I remember when the first flash drives/thumb drives came out. They held about 128 mb of data, and cost about $80. I remember thinking, “What a gimmick – those will never catch on.” Was I ever wrong about that! Now, less than 10 years later, the humble flash drive is becoming obsolete.
You have probably heard about “cloud computing”. This just means that your data is not stored on your computer’s hard drive, but on another server accessible via the internet (in the “cloud”). One way to do that is through Google Docs (www.google.com/docs).
For a long time, you have been able to create and edit documents and spreadsheets (and other types of files) through the Google Docs service. It’s completely free – all you need is a Google account (if you have a Gmail email address, that’s also your Google Docs account).
Now, Google is giving you the ability to store any type of file. You can store music, videos, photos, or you can put a bunch of files into a .zip folder and store that folder. You get up to 1 gb of space, and the maximum individual file size is 250 mb. Need more space than that? Just open another free Google account.

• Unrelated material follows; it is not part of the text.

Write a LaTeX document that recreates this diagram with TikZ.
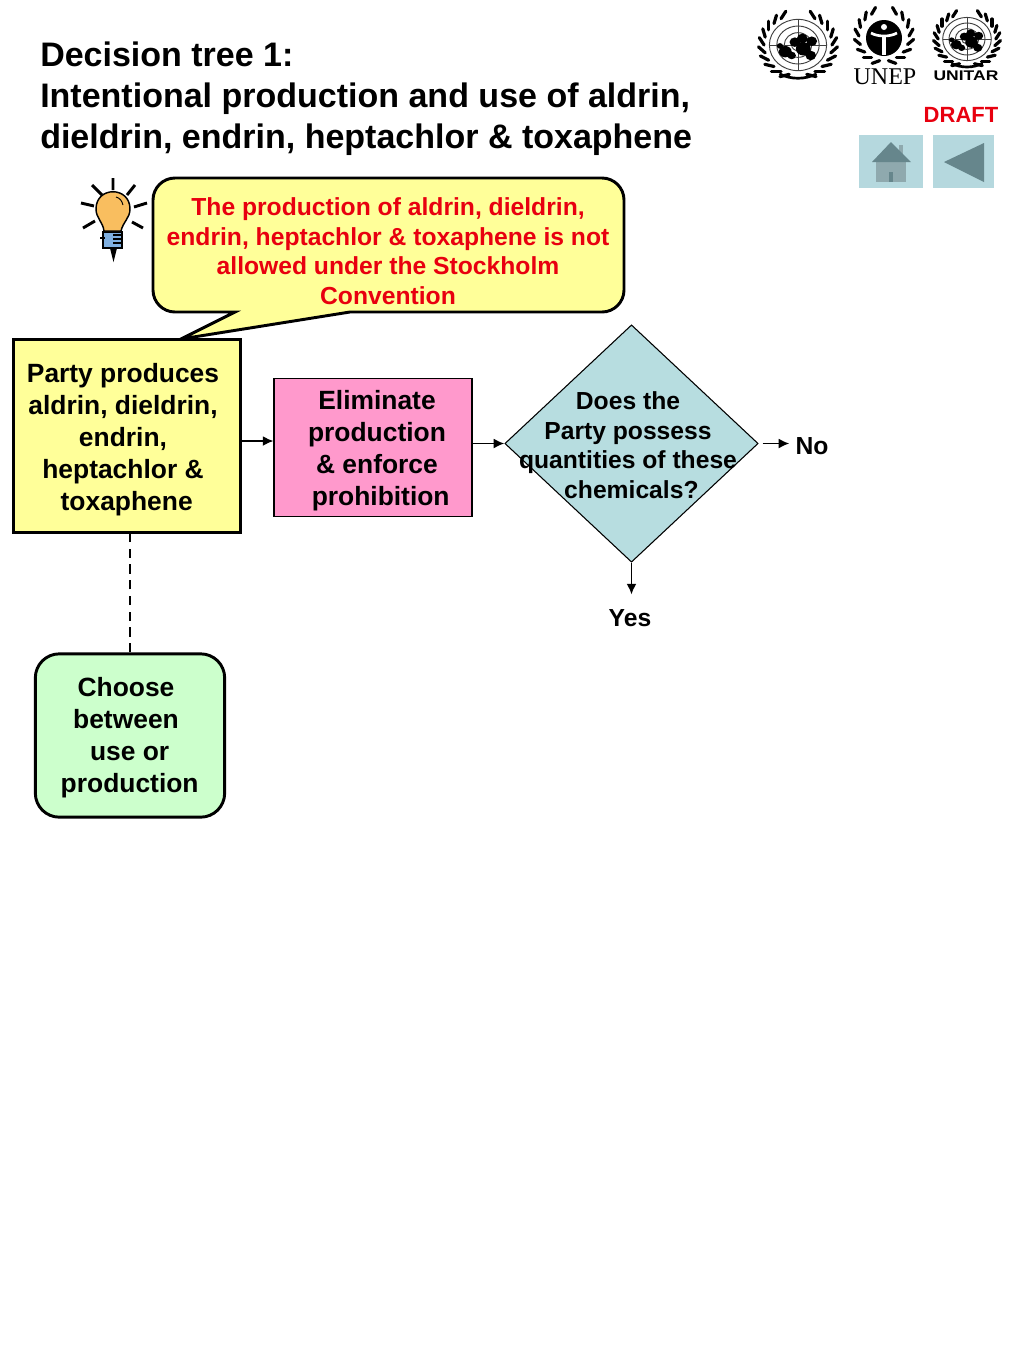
\documentclass[tikz,border=0pt]{standalone}
\usepackage{fontspec}
\setmainfont{Liberation Sans}
\newfontfamily\unepfont{Liberation Serif}
\usetikzlibrary{shapes.geometric,arrows.meta}
\definecolor{noteyellow}{HTML}{FFFF99}
\definecolor{elimpink}{HTML}{FF99CC}
\definecolor{choosegreen}{HTML}{CCFFCC}
\definecolor{askblue}{HTML}{B7DDE0}
\definecolor{btnblue}{HTML}{B5D8DE}
\definecolor{btndark}{HTML}{66868C}
\definecolor{btnmid}{HTML}{8FA9AE}
\definecolor{draftred}{HTML}{E8000F}
\definecolor{bulbgold}{HTML}{F9BE5F}
\definecolor{bulbblue}{HTML}{7FAFE0}
\tikzset{
  txt/.style 2 args={font=\bfseries\fontsize{#1}{#2}\selectfont, align=center, inner sep=0pt},
  arrow/.style={-{Latex[length=8pt,width=7.5pt]}, line width=1.3pt},
  leaf/.style={line width=2.4pt, line cap=round},
  unlogo/.pic={
    % wreath
    \foreach \a in {-60,-45,...,75}{
      \draw[leaf] (\a:32) -- ++(\a-60:9);
      \draw[leaf] (180-\a:32) -- ++(240-\a:9);
    }
    \draw[line width=2pt] (60:35) arc (60:120:35);
    % globe
    \draw[line width=.7pt, black!75] (0,0) circle (27) circle (20) circle (13) circle (6);
    \draw[line width=.7pt, black!75] (-27,0) -- (27,0) (0,-27) -- (0,27);
    \fill (-12,7) circle (6) (-6,11) circle (4) (-3,-3) circle (5) (4,-7) circle (5) (5,4) circle (7) (12,11) circle (5) (13,-4) circle (5) (-17,1) circle (3);
  }
}
\begin{document}
\begin{tikzpicture}[x=0.75pt, y=-0.75pt]
  \useasboundingbox[fill=white] (0,0) rectangle (1024,1365);
  % Title
  \node[txt={25.5}{30.75}, align=left, anchor=north west] (title) at (40,42) {Decision tree 1:\\Intentional production and use of aldrin,\\dieldrin, endrin, heptachlor \& toxaphene};
  % Logos
  \pic[xscale=1.06,yscale=0.95] at (798,45) {unlogo};
  \pic[xscale=0.9,yscale=0.8] at (967,39) {unlogo};
  \foreach \a in {-60,-40,...,80}{
    \draw[leaf] (884,36) ++(\a:25) -- ++(\a-60:8);
    \draw[leaf] (884,36) ++(180-\a:25) -- ++(240-\a:8);
  }
  \fill (884,38) circle (18);
  \fill[white] (884,27) circle (3);
  \draw[white, line width=2pt] (871,33) .. controls (878,37) and (890,37) .. (897,33);
  \draw[white, line width=2.4pt] (884,35) -- (884,55);
  \node[font=\unepfont\fontsize{18}{20}\selectfont, inner sep=0pt] (unep) at (885,77) {UNEP};
  \node[txt={10.5}{13}] (unitar) at (966,76) {\scalebox{1.25}[1]{UNITAR}};
  \node[txt={16.5}{18}, text=draftred] (draft) at (961,115) {DRAFT};
  % Buttons
  \fill[btnblue] (859,135) rectangle (923,188);
  \fill[btnmid] (876,162) rectangle (906,182);
  \fill[btndark] (889,172) rectangle (893,182);
  \fill[btnmid] (899,145) rectangle (903,155);
  \fill[btndark] (872,162) -- (891,142) -- (911,162) -- cycle;
  \fill[btnblue] (933,135) rectangle (994,188);
  \fill[btndark] (944,162) -- (984,143) -- (984,182) -- cycle;
  % Lightbulb
  \draw[line width=2.2pt] (113,178) -- (113,190) (135,185) -- (127,195) (147,203) -- (134,207) (143,228) -- (132,222) (92,185) -- (102,195) (81,203) -- (94,206) (83,228) -- (95,221);
  \fill[bulbblue, draw=black, line width=.8pt] (103,232) rectangle (122,248);
  \draw[line width=1pt] (113,235) -- (122,235) (113,239) -- (122,239) (113,243) -- (122,243);
  \draw[line width=1.5pt] (100,238) -- (105,238);
  \fill (110,248) -- (117,248) -- (113.5,262) -- cycle;
  \draw[fill=bulbgold, line width=1.1pt] (104,231) .. controls (103,222) and (96,218) .. (96,209) .. controls (96,186) and (130,186) .. (130,209) .. controls (130,218) and (123,222) .. (121,231) -- cycle;
  \draw[line width=.7pt] (116,197) .. controls (120,198) and (122,201) .. (123,205);
  % Callout
  \draw[fill=noteyellow, line width=2.2pt] (175,178) -- (602,178) arc (-90:0:22) -- (624,290) arc (0:90:22) -- (350,312) -- (181,339) -- (235,312) -- (175,312) arc (90:180:22) -- (153,200) arc (180:270:22) -- cycle;
  \node[txt={18.5}{22.1}, text=draftred] (note) at (388,251) {The production of aldrin, dieldrin,\\endrin, heptachlor \& toxaphene is not\\allowed under the Stockholm\\Convention};
  % Boxes
  \node[draw, fill=noteyellow, line width=2.2pt, minimum width=170pt, minimum height=144.5pt, inner sep=0pt] (party) at (127,436) {};
  \node[txt={19.8}{24}] (partytxt) at (123,440) {Party produces\\aldrin, dieldrin,\\endrin,\\heptachlor \&\\~toxaphene};
  \node[draw, fill=elimpink, line width=.8pt, minimum width=148.5pt, minimum height=104pt, inner sep=0pt] (elim) at (373,447.5) {};
  \node[txt={19.8}{24}] (elimtxt) at (377,451) {Eliminate\\production\\\& enforce\\~prohibition};
  \node[draw, fill=askblue, diamond, line width=.8pt, minimum width=190pt, minimum height=178pt, inner sep=0pt] (ask) at (631.5,443.5) {};
  \node[txt={18.5}{22.1}] (asktxt) at (628,445) {Does the\\Party possess\\quantities of these\\~chemicals?};
  \node[draw, fill=choosegreen, line width=2.2pt, rounded corners=18pt, minimum width=142pt, minimum height=122.5pt, inner sep=0pt] (choose) at (130,735.5) {};
  \node[txt={19.8}{24}] (choosetxt) at (126,738) {Choose\\between\\~use or\\~production};
  \node[txt={18.5}{22}] (no) at (812,446) {No};
  \node[txt={18.5}{22}] (yes) at (630,618) {Yes};
  % Connectors
  \draw[arrow] ([yshift=-3.75pt]party.east) -- ([yshift=-3.75pt]party.east -| elim.west);
  \draw[arrow] ([yshift=3pt]elim.east) -- (ask.west);
  \draw[arrow] ([xshift=3pt]ask.east) -- ([xshift=-4.5pt]no.west |- ask.east);
  \draw[arrow] (ask.south) -- ([yshift=11pt]ask.south |- yes.north);
  \draw[line width=1.6pt, dash pattern=on 7pt off 4.8pt] (choose.north) -- (choose.north |- party.south);
\end{tikzpicture}
\end{document}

To use this service, just log into your Google account and go to www.google.com/docs. Look for the Upload button:
Select the files on your computer that you want to upload, and click “Start Upload”. Once it’s finished, your files are stored. Now, you can access those files from any computer that has an internet connection just by logging into your Google account.
So if you’re one of those geeky people that carries a flash drive all the time (talking to myself here), you really don’t need to do that any more. Your data can be accessible from anywhere.
A couple of applications:
- This is a way to do a quick backup of something important, something you cannot risk losing. This is actually probably safer than storing on a flash drive, since flash memory can fail eventually.
- You can choose a particular file that is stored in Google, and give other people permission to access it. There are different levels of access (all determined by you, the owner of the files) – they can just read it, or they can have the ability to edit it. Makes for a great way for multiple users to collaborate on a document.